■ **SHORT PROBLEM**
Take the lines from the head of the listing through the one bearing "(title) at (141,255)" and copy them exactly, leaving every picture out.

■ **AVAILABLE DATA**

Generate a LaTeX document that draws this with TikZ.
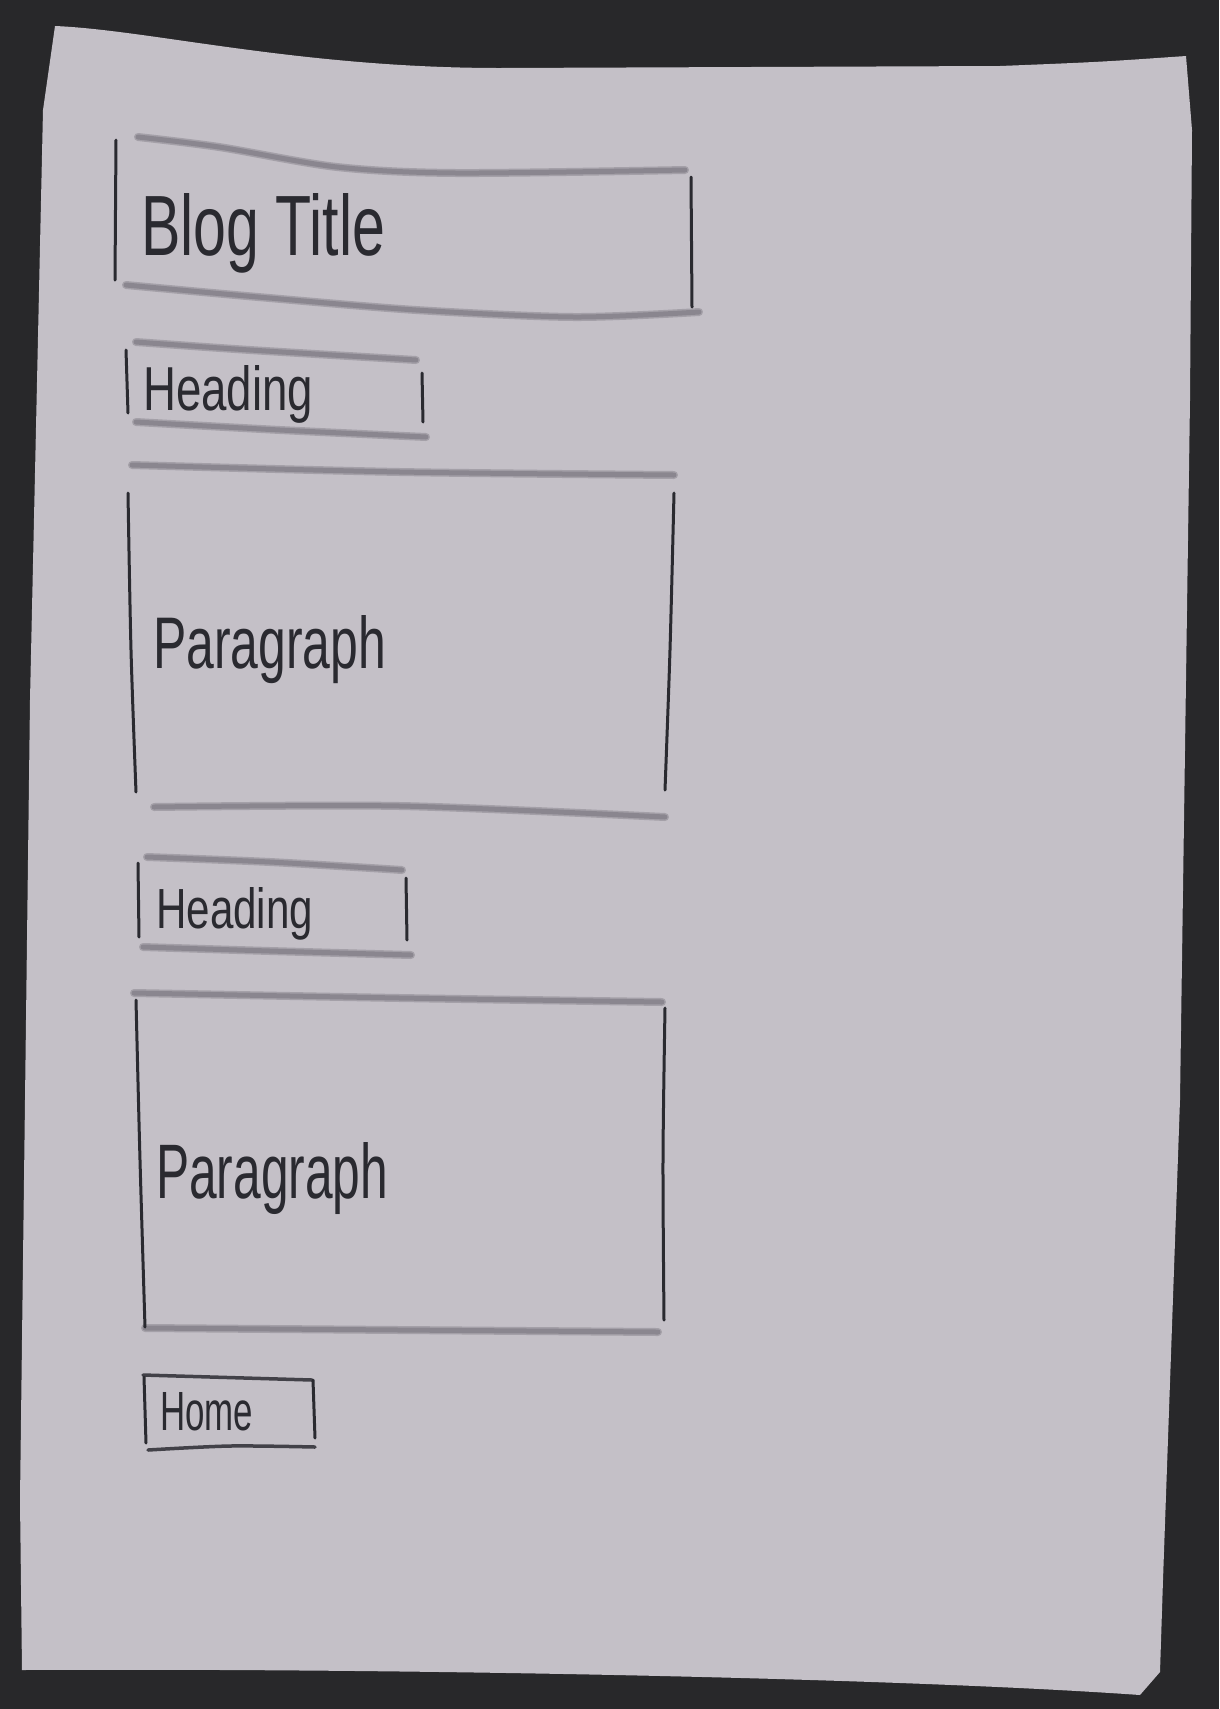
\documentclass[tikz,border=0pt]{standalone}
\usepackage{fontspec}
\setmainfont{Liberation Sans}
\usepackage{graphicx}
\definecolor{bg}{RGB}{40,40,42}
\definecolor{paper}{RGB}{196,192,199}
\definecolor{pencil}{RGB}{138,134,143}
\definecolor{ink}{RGB}{42,42,48}
\begin{document}
\begin{tikzpicture}[x=1pt,y=-1pt,
  hline/.style={pencil, line width=5pt, line cap=round,
    preaction={draw, pencil!55!paper, line width=8pt, line cap=round}},
  vline/.style={ink, line width=3pt, line cap=round},
  hbox/.style={ink!75!pencil, line width=3.5pt, line cap=round},
  label/.style={anchor=base west, inner sep=0pt, text=ink}]
\fill[bg] (0,0) rectangle (1219,1709);
\useasboundingbox (0,0) rectangle (1219,1709);
% paper sheet
\fill[paper] (55,26) .. controls (150,30) and (300,68) .. (500,68)
  -- (1000,66) .. controls (1100,62) .. (1186,56)
  -- (1192,130) -- (1190,400) -- (1180,1100) -- (1163,1580) -- (1160,1672)
  -- (1140,1695) .. controls (900,1678) and (400,1668) .. (22,1670)
  -- (20,1500) -- (30,700) -- (43,110) -- cycle;

% Blog title box
\draw[hline] plot[smooth] coordinates {(138,137) (219,147) (337,167) (456,173) (685,170)};
\draw[hline] plot[smooth] coordinates {(126,285) (258,297) (416,310) (574,317) (699,312)};
\draw[vline] (116,140) -- (115,280);
\draw[vline] (691,177) -- (692,307);
\node[label] (title) at (141,255) {\resizebox{244pt}{62pt}{Blog Title}};

% Heading 1
\draw[hline] plot[smooth] coordinates {(136,342) (250,350) (416,360)};
\draw[hline] plot[smooth] coordinates {(136,422) (280,430) (426,437)};
\draw[vline] (126,350) -- (128,413);
\draw[vline] (422,373) -- (423,422);
\node[label] (head1) at (143,410) {\resizebox{170pt}{45pt}{Heading}};

% Paragraph 1
\draw[hline] plot[smooth] coordinates {(132,465) (400,472) (674,475)};
\draw[hline] plot[smooth] coordinates {(154,807) (400,806) (665,817)};
\draw[vline] plot[smooth] coordinates {(128,493) (131,650) (136,792)};
\draw[vline] plot[smooth] coordinates {(674,493) (670,650) (665,790)};
\node[label] (para1) at (153,668) {\resizebox{233pt}{53pt}{Paragraph}};

% Heading 2
\draw[hline] plot[smooth] coordinates {(147,857) (270,862) (402,870)};
\draw[hline] plot[smooth] coordinates {(143,947) (270,951) (411,955)};
\draw[vline] (138,863) -- (139,937);
\draw[vline] (406,878) -- (407,940);
\node[label] (head2) at (156,928) {\resizebox{157pt}{41pt}{Heading}};

% Paragraph 2
\draw[hline] plot[smooth] coordinates {(134,993) (400,998) (662,1002)};
\draw[hline] plot[smooth] coordinates {(145,1328) (400,1330) (658,1332)};
\draw[vline] plot[smooth] coordinates {(136,1000) (140,1160) (145,1327)};
\draw[vline] plot[smooth] coordinates {(665,1008) (663,1160) (664,1320)};
\node[label] (para2) at (156,1198) {\resizebox{232pt}{56pt}{Paragraph}};

% Home button
\draw[hbox] (143,1375) -- (312,1380);
\draw[hbox] plot[smooth] coordinates {(148,1450) (230,1446) (315,1447)};
\draw[vline] (144,1377) -- (146,1443);
\draw[vline] (313,1380) -- (315,1438);
\node[label] (home) at (160,1430) {\resizebox{93pt}{38pt}{Home}};
\end{tikzpicture}
\end{document}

■ **FINISHED EXERCISE**
Generate a LaTeX document that draws this with TikZ.
\documentclass[tikz,border=0pt]{standalone}
\usepackage{fontspec}
\setmainfont{Liberation Sans}
\usepackage{graphicx}
\definecolor{bg}{RGB}{40,40,42}
\definecolor{paper}{RGB}{196,192,199}
\definecolor{pencil}{RGB}{138,134,143}
\definecolor{ink}{RGB}{42,42,48}
\begin{document}
\begin{tikzpicture}[x=1pt,y=-1pt,
  hline/.style={pencil, line width=5pt, line cap=round,
    preaction={draw, pencil!55!paper, line width=8pt, line cap=round}},
  vline/.style={ink, line width=3pt, line cap=round},
  hbox/.style={ink!75!pencil, line width=3.5pt, line cap=round},
  label/.style={anchor=base west, inner sep=0pt, text=ink}]
\fill[bg] (0,0) rectangle (1219,1709);
\useasboundingbox (0,0) rectangle (1219,1709);
% paper sheet
\fill[paper] (55,26) .. controls (150,30) and (300,68) .. (500,68)
  -- (1000,66) .. controls (1100,62) .. (1186,56)
  -- (1192,130) -- (1190,400) -- (1180,1100) -- (1163,1580) -- (1160,1672)
  -- (1140,1695) .. controls (900,1678) and (400,1668) .. (22,1670)
  -- (20,1500) -- (30,700) -- (43,110) -- cycle;

% Blog title box
\draw[hline] plot[smooth] coordinates {(138,137) (219,147) (337,167) (456,173) (685,170)};
\draw[hline] plot[smooth] coordinates {(126,285) (258,297) (416,310) (574,317) (699,312)};
\draw[vline] (116,140) -- (115,280);
\draw[vline] (691,177) -- (692,307);
\node[label] (title) at (141,255) {\resizebox{244pt}{62pt}{Blog Title}};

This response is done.